Now leading the Coleman medal after one round the question must now be asked, was this just a one off or is the man affectionally known as Tex set for a career renaissance?
It is safe to say the last three seasons have been rough for Walker.
Following Adelaide’s run to the Grand Final in 2017, he has not managed to break the 50-goal season barrier with a return of 15 in 14 matches last year painting the picture of an ageing forward low on confidence.
Coming into the 2021 season it was almost a foregone conclusion that the trend would continue and with this being the final year of his contract, Walker would call time on his career as Adelaide’s all time leading goal scorer.
However, the man himself had another script in mind.
Following the disaster which was Adelaide’s 2020 season, Walker went to work as he along with a host of teammates young and old put together a host of off season sessions to make sure the group was in top nick for their report date in early January.
Focusing on his fitness and getting around the ground, keen observers quickly saw a change in the veteran’s body and general energy on the track.
Now sporting the AFL’s youngest list, this latest pre season also saw Walker’s mindset shift as he became a mentor to his peers and a real role model amongst the clubs exciting and youthful forward line.
This was something lauded by coach Matthew Nicks at his post game press conference as he commented on the legacy Walker has on the footy club.
“The legacy Tex has had on this footy club is going to be huge,” Nicks said.
“What he is doing now is making these players better around him and part of that is playing and training at a high level like he did throughout the off season,
“He deserves everything he got today, and that’s on the back of hard work, working with our younger guys to improve, it is making him a better footballer it is incredible how prioritising others can help.”
This idea of prioritising others has been a mantra of the Adelaide Football Club ever since Matthew Nicks walked in, and it’s clear that veterans such as Walker are reaping the benefits of this mindset change.
Following his excellent pre season, Walker was able to continue his excellent form on the track as the Crows began a three week block of trial matches.
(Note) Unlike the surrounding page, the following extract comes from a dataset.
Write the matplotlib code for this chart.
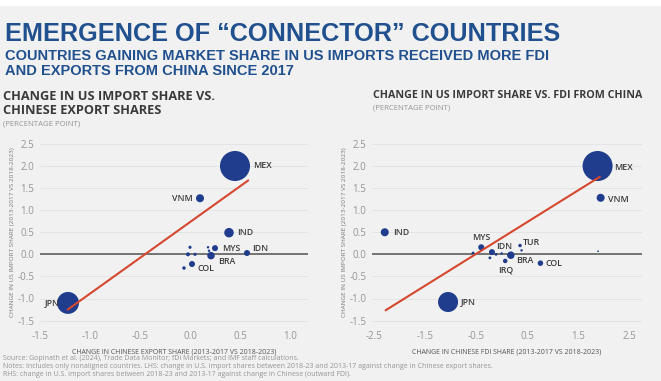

Starting with the club’s internal trial match, the veteran consistently showed himself to be the most dangerous forward in Crows colours as he booted three goals followed by outings of two and another three against premiership fancies Port Adelaide in consecutive weeks.
There was a noticeable change in the way he was moving, with the introduction of the new man on the mark paying dividends as he was able to find better opportunities on the lead in a more open attacking half.
So, although to many it may have seemed like a complete anomaly, Saturday’s performance against the Cats was nothing short of the continuation of a trend.
The most important question is whether he can continue this excellent form and officially rejuvenate his career.